Hacker News new | ask | show | jobs
by jcrites 532 days ago
Let me take a shot at explaining continuations.

In normal programming, functions "return" their values. In Continuation Passing Style (CPS), functions never return. Instead, they take another function as input; and instead of returning, they call that function (the "continuation"). Instead of returning their output, they pass their output as input to the continuation.

(Some optimizations are used such that this style of call, the "tail call", does not cause the stack to grow endlessly.)

Why would you write code in this style? Generally, you wouldn't. It's typically used as an internal transformation in some types of interpreters or compilers. But conceptualizing control flow in this way has certain advantages.

Then there are terms like the "continuation" of a program at a certain point in the code, which just means "whatever the program is going to do next, after it returns (or would return) from the code that it's about to execute". That's what "call with current continuation" (call/cc) is about.

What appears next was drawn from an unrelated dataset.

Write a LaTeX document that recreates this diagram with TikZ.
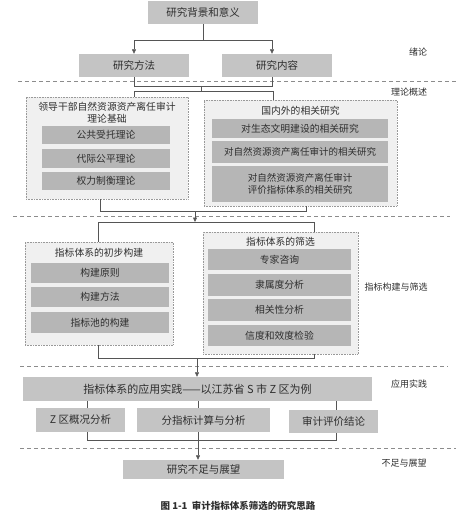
\documentclass[tikz,border=0pt]{standalone}
\usepackage{fontspec}
\setmainfont{Noto Sans CJK SC}
\usetikzlibrary{arrows.meta,calc}
\definecolor{boxg}{HTML}{C4C4C4}
\definecolor{innerg}{HTML}{B6B6B6}
\definecolor{panelg}{HTML}{F0F0F0}
\definecolor{txt}{HTML}{2E2E2E}
\definecolor{lineg}{HTML}{555555}
\tikzset{
  mainbox/.style={fill=boxg, draw=none, inner sep=0pt, text=txt, font=\fontsize{10.5}{12}\selectfont},
  innerbox/.style={fill=innerg, draw=none, inner sep=0pt, text=txt, font=\fontsize{9.8}{12}\selectfont, align=center},
  panel/.style={fill=panelg, draw=gray!80, densely dotted, line width=0.6pt, inner sep=0pt},
  ttl/.style={text=txt, font=\fontsize{9.8}{12}\selectfont, align=center, inner sep=0pt},
  side/.style={text=txt, font=\fontsize{9}{11}\selectfont, inner sep=0pt},
  conn/.style={draw=lineg, line width=0.6pt},
  arr/.style={conn, -{Triangle[length=4.5pt,width=4pt]}},
  sep/.style={draw=gray!90, dashed, dash pattern=on 4pt off 3pt, line width=0.5pt}
}
\begin{document}
\begin{tikzpicture}[x=1pt,y=-1pt]
\useasboundingbox (0,0) rectangle (459,516);
% separators
\coordinate (s1a) at (18,81);  \coordinate (s1b) at (456,81);
\coordinate (s2a) at (13,216); \coordinate (s2b) at (450,216);
\coordinate (s3a) at (20,366); \coordinate (s3b) at (448,366);
\coordinate (s4a) at (20,448); \coordinate (s4b) at (456,448);
\draw[sep] (s1a) -- (s1b);
\draw[sep] (s2a) -- (s2b);
\draw[sep] (s3a) -- (s3b);
\draw[sep] (s4a) -- (s4b);
% section labels
\node[side] (l1) at (418,52) {绪论};
\node[side] (l2) at (409,92) {理论概述};
\node[side] (l3) at (396,287) {指标构建与筛选};
\node[side] (l4) at (409,384) {应用实践};
\node[side] (l5) at (404,463) {不足与展望};
% top
\node[mainbox, minimum width=110pt, minimum height=23pt] (top) at (203,12.5) {研究背景和意义};
\node[mainbox, minimum width=110pt, minimum height=23pt] (fangfa) at (134,65.5) {研究方法};
\node[mainbox, minimum width=110pt, minimum height=23pt] (neirong) at (277,65.5) {研究内容};
\coordinate (j1) at (203,40);
\draw[conn] (top.south) -- (j1);
\draw[arr] (j1) -| (fangfa.north);
\draw[arr] (j1) -| ($(neirong.north)+(-5,0)$);
% theory panels
\node[panel, minimum width=162pt, minimum height=102pt] (p1) at (107,148) {};
\node[ttl] (p1t) at (107,113) {领导干部自然资源资产离任审计\\理论基础};
\node[innerbox, minimum width=128pt, minimum height=18pt] (a1) at (106,135) {公共受托理论};
\node[innerbox, minimum width=128pt, minimum height=19pt] (a2) at (106,158.5) {代际公平理论};
\node[innerbox, minimum width=128pt, minimum height=18pt] (a3) at (106,181) {权力制衡理论};
\node[panel, minimum width=193pt, minimum height=106pt] (p2) at (300.5,153) {};
\node[ttl] (p2t) at (300.5,111) {国内外的相关研究};
\node[innerbox, minimum width=176pt, minimum height=19pt] (b1) at (300,128.5) {对生态文明建设的相关研究};
\node[innerbox, minimum width=176pt, minimum height=22pt, font=\fontsize{9.5}{12}\selectfont] (b2) at (300,152) {对自然资源资产离任审计的相关研究};
\node[innerbox, minimum width=176pt, minimum height=36pt, font=\fontsize{9.5}{12.5}\selectfont] (b3) at (300,184) {对自然资源资产离任审计\\评价指标体系的相关研究};
% connectors level 1 -> 2
\coordinate (j2l) at (134,86); \coordinate (j2r) at (272,86);
\coordinate (j2c) at (201,86); \coordinate (j3c) at (201,91);
\coordinate (j3l) at (134,91); \coordinate (j3r) at (273,91);
\draw[conn] (fangfa.south) -- (j2l) -- (j2r) -- ($(neirong.south)+(-5,0)$);
\draw[conn] (j2c) -- (j3c);
\draw[conn] (p1.north -| j3l) -- (j3l) -- (j3r) -- (p2.north -| j3r);
% indicator panels
\node[panel, minimum width=148pt, minimum height=103pt] (p3) at (99,293.5) {};
\node[ttl] (p3t) at (99,253) {指标体系的初步构建};
\node[innerbox, minimum width=138pt, minimum height=20pt] (c1) at (100,273) {构建原则};
\node[innerbox, minimum width=138pt, minimum height=20pt] (c2) at (100,297) {构建方法};
\node[innerbox, minimum width=138pt, minimum height=21pt] (c3) at (100,322.5) {指标池的构建};
\node[panel, minimum width=155pt, minimum height=122pt] (p4) at (280.5,293) {};
\node[ttl] (p4t) at (280.5,242) {指标体系的筛选};
\node[innerbox, minimum width=143pt, minimum height=21pt] (d1) at (279.5,259.5) {专家咨询};
\node[innerbox, minimum width=143pt, minimum height=22pt] (d2) at (279.5,285) {隶属度分析};
\node[innerbox, minimum width=143pt, minimum height=22pt] (d3) at (279.5,310) {相关性分析};
\node[innerbox, minimum width=143pt, minimum height=21pt] (d4) at (279.5,335.5) {信度和效度检验};
% connectors level 2 -> 3
\coordinate (k1l) at (100,211); \coordinate (k1r) at (306,211);
\coordinate (k1c) at (195,211); \coordinate (k2c) at (195,222);
\coordinate (k2l) at (98,222); \coordinate (k2r) at (314,222);
\draw[conn] (p1.south -| k1l) -- (k1l) -- (k1r) -- (p2.south -| k1r);
\draw[arr] (k1c) -- (k2c);
\draw[conn] (p3.north -| k2l) -- (k2l) -- (k2r) -- (p4.north -| k2r);
% application
\node[mainbox, minimum width=349pt, minimum height=24pt, font=\fontsize{11}{13}\selectfont] (app) at (197.5,389) {指标体系的应用实践——以江苏省 S 市 Z 区为例};
\coordinate (m1l) at (98,358); \coordinate (m1r) at (314,358); \coordinate (m1c) at (197,358);
\draw[conn] (p3.south -| m1l) -- (m1l) -- (m1r) -- (p4.south -| m1r);
\draw[arr] (m1c) -- (app.north -| m1c);
\node[mainbox, minimum width=89pt, minimum height=24pt] (e1) at (80.5,420) {Z 区概况分析};
\node[mainbox, minimum width=133pt, minimum height=24pt] (e2) at (203.5,420) {分指标计算与分析};
\node[mainbox, minimum width=89pt, minimum height=23pt] (e3) at (333.5,421.5) {审计评价结论};
\coordinate (x1) at (87,0); \coordinate (x2) at (198,0); \coordinate (x3) at (336,0);
\draw[conn] (app.south -| x1) -- (e1.north -| x1);
\draw[conn] (app.south -| x2) -- (e2.north -| x2);
\draw[conn] (app.south -| x3) -- (e3.north -| x3);
\coordinate (n1l) at (87,440); \coordinate (n1r) at (336,440);
\draw[conn] (e1.south -| n1l) -- (n1l) -- (n1r) -- (e3.south -| n1r);
% final
\node[mainbox, minimum width=161pt, minimum height=19pt] (fin) at (203.5,469.5) {研究不足与展望};
\draw[arr] (e2.south -| x2) -- (fin.north -| x2);
% caption
\node[text=txt, font=\fontsize{9.5}{11}\selectfont\bfseries, inner sep=0pt] (cap) at (238,506) {图 1-1\ \ 审计指标体系筛选的研究思路};
\end{tikzpicture}
\end{document}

It captures (or reifies) "what will the program do next after this?" as a function that can be called to do, well, do that thing. If your code is about to call `f();`, then the 'continuation' at that point is whatever the code will do next after `f()` returns with its return value.

Thus if you had some code `g(f())`, then the continuation just as you call `f()` is to call `g()`. CPS restructures this so that `f()` takes the "thing to do next" as input, which is `g()` in this case. The CPS transformation of this code would be `f(g)`, where `g` is the continuation that `f` will invoke when it's done. Instead of returning a value, `f` invokes `g` passing that value as input.

You can use continuations to implement concepts like coroutines. With continuations, functions never need to "return". It's possible to create structures like two functions where the control flow directly jumps between between them, back and forth (almost like "goto", but much more structured than that). Neither one is "calling" the other, per se, because neither one is returning. The control flow jumps directly between them as appropriate, when one function invokes a continuation that resumes the other. The functions are peers, where both can essentially call into the other's code using continuations.

That's probably a little muddy as a first exposure to continuations, but I'm curious what you think. I generally think of continuations as a niche thing that will likely only be used by language or library implementors. Most languages don't support them.

Also, I'd probably argue that regular asynchronous code is a better way to structure similar program logic in modern programming languages. Or at least, it's likely just as good in most ways that matter, and may be easier to reason about than code that uses continuations.

For example, one use-case for coroutines is a reader paired with a writer. It can be elegant because the reader can wait until it has input, and then invoke the continuation for the writer to do something with it (in a direct, blocking fashion, with no "context switch"). But you can model this with asynchronous tasks pretty easily and clearly too. It might have a little more overhead, to handle context switching between the asynchronous tasks, but unlikely enough to matter.